#### What to produce:
Exclude images, then output the remaining data verbatim.

════════════════

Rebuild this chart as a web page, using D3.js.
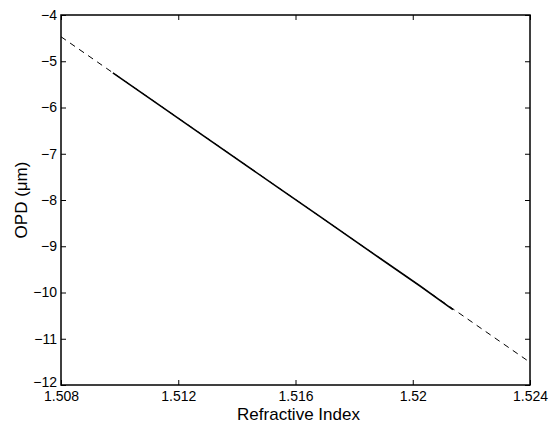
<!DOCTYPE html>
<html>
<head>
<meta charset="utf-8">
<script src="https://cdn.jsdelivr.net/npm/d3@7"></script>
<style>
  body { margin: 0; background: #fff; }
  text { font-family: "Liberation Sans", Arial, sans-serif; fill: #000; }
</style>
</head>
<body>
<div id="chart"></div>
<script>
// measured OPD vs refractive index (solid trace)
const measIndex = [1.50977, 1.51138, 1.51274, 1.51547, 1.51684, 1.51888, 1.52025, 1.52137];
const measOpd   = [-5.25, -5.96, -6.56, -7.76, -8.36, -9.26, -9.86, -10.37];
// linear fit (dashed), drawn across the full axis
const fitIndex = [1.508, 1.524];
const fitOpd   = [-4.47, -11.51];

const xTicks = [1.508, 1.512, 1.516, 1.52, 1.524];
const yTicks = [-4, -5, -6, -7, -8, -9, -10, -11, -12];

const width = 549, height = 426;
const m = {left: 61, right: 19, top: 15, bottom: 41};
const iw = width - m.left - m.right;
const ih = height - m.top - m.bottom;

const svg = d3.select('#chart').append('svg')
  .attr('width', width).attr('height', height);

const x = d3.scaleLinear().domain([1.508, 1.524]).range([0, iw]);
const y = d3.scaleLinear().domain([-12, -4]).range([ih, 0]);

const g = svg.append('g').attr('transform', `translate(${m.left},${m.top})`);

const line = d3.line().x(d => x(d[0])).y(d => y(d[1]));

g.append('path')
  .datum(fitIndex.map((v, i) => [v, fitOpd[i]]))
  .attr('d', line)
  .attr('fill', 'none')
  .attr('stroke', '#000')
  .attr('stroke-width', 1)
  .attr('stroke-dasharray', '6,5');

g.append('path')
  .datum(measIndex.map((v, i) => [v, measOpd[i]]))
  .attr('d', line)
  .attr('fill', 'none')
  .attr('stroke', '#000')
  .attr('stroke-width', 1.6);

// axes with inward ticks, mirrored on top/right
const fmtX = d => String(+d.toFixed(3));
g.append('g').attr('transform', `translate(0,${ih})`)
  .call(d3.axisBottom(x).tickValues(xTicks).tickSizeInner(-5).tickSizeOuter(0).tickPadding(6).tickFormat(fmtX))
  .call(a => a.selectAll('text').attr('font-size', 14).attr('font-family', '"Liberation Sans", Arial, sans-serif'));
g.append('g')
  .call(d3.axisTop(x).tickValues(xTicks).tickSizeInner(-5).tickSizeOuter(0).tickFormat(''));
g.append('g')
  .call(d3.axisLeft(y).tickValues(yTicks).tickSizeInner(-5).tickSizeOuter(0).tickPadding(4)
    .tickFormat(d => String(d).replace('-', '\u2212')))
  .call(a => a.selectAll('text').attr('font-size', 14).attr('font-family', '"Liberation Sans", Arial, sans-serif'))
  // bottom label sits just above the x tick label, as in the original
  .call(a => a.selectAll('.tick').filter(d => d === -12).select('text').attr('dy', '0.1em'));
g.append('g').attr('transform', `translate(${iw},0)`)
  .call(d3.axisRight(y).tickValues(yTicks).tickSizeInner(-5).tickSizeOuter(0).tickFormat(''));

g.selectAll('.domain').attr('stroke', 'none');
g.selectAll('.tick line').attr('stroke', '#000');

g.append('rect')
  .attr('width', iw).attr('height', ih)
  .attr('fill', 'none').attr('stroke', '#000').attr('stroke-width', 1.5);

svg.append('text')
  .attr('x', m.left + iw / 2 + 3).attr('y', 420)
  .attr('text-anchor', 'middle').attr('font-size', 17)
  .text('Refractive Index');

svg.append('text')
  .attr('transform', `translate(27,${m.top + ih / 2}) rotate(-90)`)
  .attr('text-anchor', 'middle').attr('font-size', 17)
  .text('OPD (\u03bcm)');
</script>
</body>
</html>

════════════════

#### Solved problem:
Rebuild this chart as a web page, using D3.js.
<!DOCTYPE html>
<html>
<head>
<meta charset="utf-8">
<script src="https://cdn.jsdelivr.net/npm/d3@7"></script>
<style>
  body { margin: 0; background: #fff; }
  text { font-family: "Liberation Sans", Arial, sans-serif; fill: #000; }
</style>
</head>
<body>
<div id="chart"></div>
<script>
// measured OPD vs refractive index (solid trace)
const measIndex = [1.50977, 1.51138, 1.51274, 1.51547, 1.51684, 1.51888, 1.52025, 1.52137];
const measOpd   = [-5.25, -5.96, -6.56, -7.76, -8.36, -9.26, -9.86, -10.37];
// linear fit (dashed), drawn across the full axis
const fitIndex = [1.508, 1.524];
const fitOpd   = [-4.47, -11.51];

const xTicks = [1.508, 1.512, 1.516, 1.52, 1.524];
const yTicks = [-4, -5, -6, -7, -8, -9, -10, -11, -12];

const width = 549, height = 426;
const m = {left: 61, right: 19, top: 15, bottom: 41};
const iw = width - m.left - m.right;
const ih = height - m.top - m.bottom;

const svg = d3.select('#chart').append('svg')
  .attr('width', width).attr('height', height);

const x = d3.scaleLinear().domain([1.508, 1.524]).range([0, iw]);
const y = d3.scaleLinear().domain([-12, -4]).range([ih, 0]);

const g = svg.append('g').attr('transform', `translate(${m.left},${m.top})`);

const line = d3.line().x(d => x(d[0])).y(d => y(d[1]));

g.append('path')
  .datum(fitIndex.map((v, i) => [v, fitOpd[i]]))
  .attr('d', line)
  .attr('fill', 'none')
  .attr('stroke', '#000')
  .attr('stroke-width', 1)
  .attr('stroke-dasharray', '6,5');

g.append('path')
  .datum(measIndex.map((v, i) => [v, measOpd[i]]))
  .attr('d', line)
  .attr('fill', 'none')
  .attr('stroke', '#000')
  .attr('stroke-width', 1.6);

// axes with inward ticks, mirrored on top/right
const fmtX = d => String(+d.toFixed(3));
g.append('g').attr('transform', `translate(0,${ih})`)
  .call(d3.axisBottom(x).tickValues(xTicks).tickSizeInner(-5).tickSizeOuter(0).tickPadding(6).tickFormat(fmtX))
  .call(a => a.selectAll('text').attr('font-size', 14).attr('font-family', '"Liberation Sans", Arial, sans-serif'));
g.append('g')
  .call(d3.axisTop(x).tickValues(xTicks).tickSizeInner(-5).tickSizeOuter(0).tickFormat(''));
g.append('g')
  .call(d3.axisLeft(y).tickValues(yTicks).tickSizeInner(-5).tickSizeOuter(0).tickPadding(4)
    .tickFormat(d => String(d).replace('-', '\u2212')))
  .call(a => a.selectAll('text').attr('font-size', 14).attr('font-family', '"Liberation Sans", Arial, sans-serif'))
  // bottom label sits just above the x tick label, as in the original
  .call(a => a.selectAll('.tick').filter(d => d === -12).select('text').attr('dy', '0.1em'));
g.append('g').attr('transform', `translate(${iw},0)`)
  .call(d3.axisRight(y).tickValues(yTicks).tickSizeInner(-5).tickSizeOuter(0).tickFormat(''));

g.selectAll('.domain').attr('stroke', 'none');
g.selectAll('.tick line').attr('stroke', '#000');

g.append('rect')
  .attr('width', iw).attr('height', ih)
  .attr('fill', 'none').attr('stroke', '#000').attr('stroke-width', 1.5);

svg.append('text')
  .attr('x', m.left + iw / 2 + 3).attr('y', 420)
  .attr('text-anchor', 'middle').attr('font-size', 17)
  .text('Refractive Index');

svg.append('text')
  .attr('transform', `translate(27,${m.top + ih / 2}) rotate(-90)`)
  .attr('text-anchor', 'middle').attr('font-size', 17)
  .text('OPD (\u03bcm)');
</script>
</body>
</html>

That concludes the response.